Pictures are not part of the copy; repeat everything else in the records exactly.

Dataset excerpt
════════════════════

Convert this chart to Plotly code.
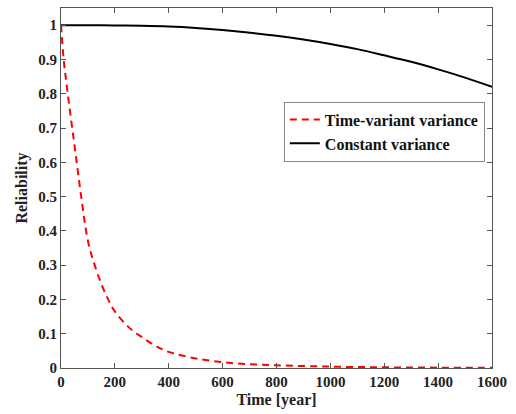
import plotly.graph_objects as go

# Constant variance
t_const = [0, 100, 200, 300, 400, 500, 600, 700, 800, 900, 1000, 1100, 1200, 1300, 1400, 1500, 1600]
r_const = [1.0, 1.0, 0.999, 0.998, 0.996, 0.992, 0.986, 0.978, 0.969, 0.958, 0.945, 0.93, 0.912, 0.893, 0.871, 0.847, 0.82]

# Time-variant variance
t_var = [0, 10, 25, 50, 75, 100, 125, 150, 175, 200, 250, 300, 350, 400, 500, 600, 700, 800, 1000, 1200, 1400, 1600]
r_var = [1.0, 0.90, 0.80, 0.65, 0.50, 0.37, 0.30, 0.245, 0.20, 0.165, 0.12, 0.09, 0.065, 0.047, 0.028, 0.017, 0.011, 0.008, 0.004, 0.002, 0.001, 0.0005]

x_ticks = [0, 200, 400, 600, 800, 1000, 1200, 1400, 1600]
y_ticks = [0, 0.1, 0.2, 0.3, 0.4, 0.5, 0.6, 0.7, 0.8, 0.9, 1]
y_labels = ["0", "0.1", "0.2", "0.3", "0.4", "0.5", "0.6", "0.7", "0.8", "0.9", "1"]

font = "Liberation Serif"
fig = go.Figure()
fig.add_trace(go.Scatter(x=t_var, y=r_var, mode="lines", name="<b>Time-variant variance</b>",
                         line=dict(color="#ff0000", width=2, dash="7px,5px", shape="spline")))
fig.add_trace(go.Scatter(x=t_const, y=r_const, mode="lines", name="<b>Constant variance</b>",
                         line=dict(color="#000000", width=2, shape="spline")))

axis_common = dict(showgrid=False, zeroline=False, showline=True, linecolor="#555555", linewidth=1,
                   mirror="ticks", ticks="inside", ticklen=5, tickcolor="#555555",
                   tickfont=dict(family=font, size=15, color="#222222"))

fig.update_layout(
    width=516, height=414,
    margin=dict(l=61, r=24, t=8, b=46),
    paper_bgcolor="white", plot_bgcolor="white",
    xaxis=dict(range=[0, 1600], tickvals=x_ticks, ticktext=[f"<b>{v}</b>" for v in x_ticks],
               title=dict(text="<b>Time [year]</b>", font=dict(family=font, size=16, color="#222222"), standoff=4),
               **axis_common),
    yaxis=dict(range=[0, 1.05], tickvals=y_ticks, ticktext=[f"<b>{v}</b>" for v in y_labels],
               title=dict(text="<b>Reliability</b>", font=dict(family=font, size=16, color="#222222"), standoff=6),
               **axis_common),
    legend=dict(x=0.517, y=0.74, xanchor="left", yanchor="top",
                bordercolor="#888888", borderwidth=1, bgcolor="white",
                font=dict(family=font, size=16, color="#111111"),
                itemwidth=30, tracegroupgap=0),
    showlegend=True,
)

fig.write_html("out.html")
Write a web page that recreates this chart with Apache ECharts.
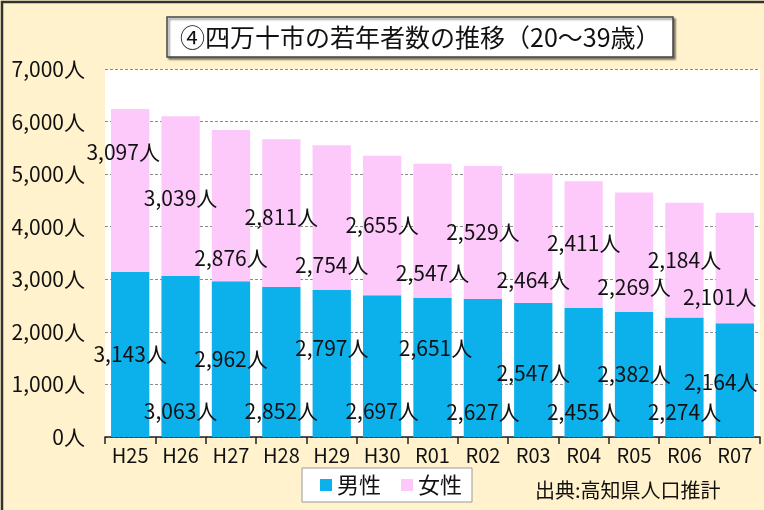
<!DOCTYPE html>
<html>
<head>
<meta charset="utf-8">
<script src="https://cdn.jsdelivr.net/npm/echarts@6/dist/echarts.min.js"></script>
<style>
  html, body { margin: 0; padding: 0; background: #fff2cc; }
  #main { width: 764px; height: 510px; }
</style>
</head>
<body>
<div id="main"></div>
<script>
var years = ["H25", "H26", "H27", "H28", "H29", "H30", "R01", "R02", "R03", "R04", "R05", "R06", "R07"]
var male = [3143, 3063, 2962, 2852, 2797, 2697, 2651, 2627, 2547, 2455, 2382, 2274, 2164]
var female = [3097, 3039, 2876, 2811, 2754, 2655, 2547, 2529, 2464, 2411, 2269, 2184, 2101]
var yTicks = [0, 1000, 2000, 3000, 4000, 5000, 6000, 7000]

// label nudges (px) so the labels sit where the original had them dragged
var maleShift = [[0, 0], [0, 55], [0, 0], [0, 49], [0, -15], [0, 45], [3, -19], [0, 44], [0, 3], [0, 40], [0, 0], [0, 35], [-14, 2]]
var femaleShift = [[-7, -38], [0, 2], [0, 52], [0, 4], [0, 47], [0, 0], [0, 42], [0, 0], [0, 42], [0, -2], [0, 35], [0, 0], [-15, 29]]

var font = '"Noto Sans CJK JP", "Noto Sans", sans-serif'

function fmt(v) {
  return String(v).replace(/\B(?=(\d{3})+(?!\d))/g, ",") + "人"
}

var chartDom = document.getElementById("main")
var myChart = echarts.init(chartDom)
var option

option = {
  backgroundColor: "#fff2cc",
  textStyle: { fontFamily: font },
  title: {
    text: "④四万十市の若年者数の推移（20～39歳）",
    left: 167,
    top: 17,
    backgroundColor: "#fff",
    borderColor: "#444",
    borderWidth: 1.5,
    padding: [8, 13, 7, 13],
    shadowColor: "rgba(0,0,0,0.45)",
    shadowOffsetX: 2,
    shadowOffsetY: 2,
    shadowBlur: 2,
    textStyle: {
      fontFamily: font,
      fontSize: 25,
      fontWeight: "normal",
      color: "#111"
    }
  },
  legend: {
    data: ["男性", "女性"],
    left: 302,
    top: 468,
    icon: "rect",
    itemWidth: 12,
    itemHeight: 12,
    itemGap: 20,
    padding: [6, 10, 6, 18],
    backgroundColor: "#fff",
    borderColor: "#999",
    borderWidth: 1,
    textStyle: { fontFamily: font, fontSize: 22, color: "#111" }
  },
  grid: {
    left: 105,
    right: 4,
    top: 69,
    bottom: 73,
    show: true,
    backgroundColor: "#fff",
    borderWidth: 0
  },
  xAxis: {
    type: "category",
    data: years,
    axisLine: { lineStyle: { color: "#222", width: 1.5 } },
    axisTick: { show: true, length: 7, lineStyle: { color: "#222", width: 1.5 } },
    axisLabel: { fontFamily: font, fontSize: 20, color: "#111", margin: 8 }
  },
  yAxis: {
    type: "value",
    min: yTicks[0],
    max: yTicks[yTicks.length - 1],
    interval: 1000,
    axisLine: { show: false },
    axisTick: { show: false },
    axisLabel: {
      fontFamily: font,
      fontSize: 21,
      color: "#111",
      margin: 20,
      formatter: fmt
    },
    splitLine: { lineStyle: { color: "#8a8a8a", type: [3, 2], width: 1 } }
  },
  series: [
    {
      name: "男性",
      type: "bar",
      stack: "total",
      barCategoryGap: "24%",
      itemStyle: { color: "#0cb0ea" },
      label: {
        show: true,
        position: "inside",
        fontFamily: font,
        fontSize: 21,
        color: "#111",
        formatter: function (p) { return fmt(p.value) }
      },
      data: male.map(function (v, i) {
        return { value: v, label: { offset: maleShift[i] } }
      })
    },
    {
      name: "女性",
      type: "bar",
      stack: "total",
      itemStyle: { color: "#fdc9fb" },
      label: {
        show: true,
        position: "inside",
        fontFamily: font,
        fontSize: 21,
        color: "#111",
        formatter: function (p) { return fmt(p.value) }
      },
      data: female.map(function (v, i) {
        return { value: v, label: { offset: femaleShift[i] } }
      })
    }
  ],
  graphic: [
    {
      type: "text",
      left: 535,
      top: 480,
      style: { text: "出典:高知県人口推計", font: "20px " + font, fill: "#111" }
    },
    {
      type: "polyline",
      shape: { points: [[2, 510], [2, 2], [764, 2]] },
      style: { stroke: "#333", lineWidth: 2.5, fill: null }
    }
  ]
}

option && myChart.setOption(option)
</script>
</body>
</html>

════════════════════

◆ Full output:
Convert this chart to Plotly code.
import plotly.graph_objects as go

# Constant variance
t_const = [0, 100, 200, 300, 400, 500, 600, 700, 800, 900, 1000, 1100, 1200, 1300, 1400, 1500, 1600]
r_const = [1.0, 1.0, 0.999, 0.998, 0.996, 0.992, 0.986, 0.978, 0.969, 0.958, 0.945, 0.93, 0.912, 0.893, 0.871, 0.847, 0.82]

# Time-variant variance
t_var = [0, 10, 25, 50, 75, 100, 125, 150, 175, 200, 250, 300, 350, 400, 500, 600, 700, 800, 1000, 1200, 1400, 1600]
r_var = [1.0, 0.90, 0.80, 0.65, 0.50, 0.37, 0.30, 0.245, 0.20, 0.165, 0.12, 0.09, 0.065, 0.047, 0.028, 0.017, 0.011, 0.008, 0.004, 0.002, 0.001, 0.0005]

x_ticks = [0, 200, 400, 600, 800, 1000, 1200, 1400, 1600]
y_ticks = [0, 0.1, 0.2, 0.3, 0.4, 0.5, 0.6, 0.7, 0.8, 0.9, 1]
y_labels = ["0", "0.1", "0.2", "0.3", "0.4", "0.5", "0.6", "0.7", "0.8", "0.9", "1"]

font = "Liberation Serif"
fig = go.Figure()
fig.add_trace(go.Scatter(x=t_var, y=r_var, mode="lines", name="<b>Time-variant variance</b>",
                         line=dict(color="#ff0000", width=2, dash="7px,5px", shape="spline")))
fig.add_trace(go.Scatter(x=t_const, y=r_const, mode="lines", name="<b>Constant variance</b>",
                         line=dict(color="#000000", width=2, shape="spline")))

axis_common = dict(showgrid=False, zeroline=False, showline=True, linecolor="#555555", linewidth=1,
                   mirror="ticks", ticks="inside", ticklen=5, tickcolor="#555555",
                   tickfont=dict(family=font, size=15, color="#222222"))

fig.update_layout(
    width=516, height=414,
    margin=dict(l=61, r=24, t=8, b=46),
    paper_bgcolor="white", plot_bgcolor="white",
    xaxis=dict(range=[0, 1600], tickvals=x_ticks, ticktext=[f"<b>{v}</b>" for v in x_ticks],
               title=dict(text="<b>Time [year]</b>", font=dict(family=font, size=16, color="#222222"), standoff=4),
               **axis_common),
    yaxis=dict(range=[0, 1.05], tickvals=y_ticks, ticktext=[f"<b>{v}</b>" for v in y_labels],
               title=dict(text="<b>Reliability</b>", font=dict(family=font, size=16, color="#222222"), standoff=6),
               **axis_common),
    legend=dict(x=0.517, y=0.74, xanchor="left", yanchor="top",
                bordercolor="#888888", borderwidth=1, bgcolor="white",
                font=dict(family=font, size=16, color="#111111"),
                itemwidth=30, tracegroupgap=0),
    showlegend=True,
)

fig.write_html("out.html")
Write a web page that recreates this chart with Apache ECharts.
<!DOCTYPE html>
<html>
<head>
<meta charset="utf-8">
<script src="https://cdn.jsdelivr.net/npm/echarts@6/dist/echarts.min.js"></script>
<style>
  html, body { margin: 0; padding: 0; background: #fff2cc; }
  #main { width: 764px; height: 510px; }
</style>
</head>
<body>
<div id="main"></div>
<script>
var years = ["H25", "H26", "H27", "H28", "H29", "H30", "R01", "R02", "R03", "R04", "R05", "R06", "R07"]
var male = [3143, 3063, 2962, 2852, 2797, 2697, 2651, 2627, 2547, 2455, 2382, 2274, 2164]
var female = [3097, 3039, 2876, 2811, 2754, 2655, 2547, 2529, 2464, 2411, 2269, 2184, 2101]
var yTicks = [0, 1000, 2000, 3000, 4000, 5000, 6000, 7000]

// label nudges (px) so the labels sit where the original had them dragged
var maleShift = [[0, 0], [0, 55], [0, 0], [0, 49], [0, -15], [0, 45], [3, -19], [0, 44], [0, 3], [0, 40], [0, 0], [0, 35], [-14, 2]]
var femaleShift = [[-7, -38], [0, 2], [0, 52], [0, 4], [0, 47], [0, 0], [0, 42], [0, 0], [0, 42], [0, -2], [0, 35], [0, 0], [-15, 29]]

var font = '"Noto Sans CJK JP", "Noto Sans", sans-serif'

function fmt(v) {
  return String(v).replace(/\B(?=(\d{3})+(?!\d))/g, ",") + "人"
}

var chartDom = document.getElementById("main")
var myChart = echarts.init(chartDom)
var option

option = {
  backgroundColor: "#fff2cc",
  textStyle: { fontFamily: font },
  title: {
    text: "④四万十市の若年者数の推移（20～39歳）",
    left: 167,
    top: 17,
    backgroundColor: "#fff",
    borderColor: "#444",
    borderWidth: 1.5,
    padding: [8, 13, 7, 13],
    shadowColor: "rgba(0,0,0,0.45)",
    shadowOffsetX: 2,
    shadowOffsetY: 2,
    shadowBlur: 2,
    textStyle: {
      fontFamily: font,
      fontSize: 25,
      fontWeight: "normal",
      color: "#111"
    }
  },
  legend: {
    data: ["男性", "女性"],
    left: 302,
    top: 468,
    icon: "rect",
    itemWidth: 12,
    itemHeight: 12,
    itemGap: 20,
    padding: [6, 10, 6, 18],
    backgroundColor: "#fff",
    borderColor: "#999",
    borderWidth: 1,
    textStyle: { fontFamily: font, fontSize: 22, color: "#111" }
  },
  grid: {
    left: 105,
    right: 4,
    top: 69,
    bottom: 73,
    show: true,
    backgroundColor: "#fff",
    borderWidth: 0
  },
  xAxis: {
    type: "category",
    data: years,
    axisLine: { lineStyle: { color: "#222", width: 1.5 } },
    axisTick: { show: true, length: 7, lineStyle: { color: "#222", width: 1.5 } },
    axisLabel: { fontFamily: font, fontSize: 20, color: "#111", margin: 8 }
  },
  yAxis: {
    type: "value",
    min: yTicks[0],
    max: yTicks[yTicks.length - 1],
    interval: 1000,
    axisLine: { show: false },
    axisTick: { show: false },
    axisLabel: {
      fontFamily: font,
      fontSize: 21,
      color: "#111",
      margin: 20,
      formatter: fmt
    },
    splitLine: { lineStyle: { color: "#8a8a8a", type: [3, 2], width: 1 } }
  },
  series: [
    {
      name: "男性",
      type: "bar",
      stack: "total",
      barCategoryGap: "24%",
      itemStyle: { color: "#0cb0ea" },
      label: {
        show: true,
        position: "inside",
        fontFamily: font,
        fontSize: 21,
        color: "#111",
        formatter: function (p) { return fmt(p.value) }
      },
      data: male.map(function (v, i) {
        return { value: v, label: { offset: maleShift[i] } }
      })
    },
    {
      name: "女性",
      type: "bar",
      stack: "total",
      itemStyle: { color: "#fdc9fb" },
      label: {
        show: true,
        position: "inside",
        fontFamily: font,
        fontSize: 21,
        color: "#111",
        formatter: function (p) { return fmt(p.value) }
      },
      data: female.map(function (v, i) {
        return { value: v, label: { offset: femaleShift[i] } }
      })
    }
  ],
  graphic: [
    {
      type: "text",
      left: 535,
      top: 480,
      style: { text: "出典:高知県人口推計", font: "20px " + font, fill: "#111" }
    },
    {
      type: "polyline",
      shape: { points: [[2, 510], [2, 2], [764, 2]] },
      style: { stroke: "#333", lineWidth: 2.5, fill: null }
    }
  ]
}

option && myChart.setOption(option)
</script>
</body>
</html>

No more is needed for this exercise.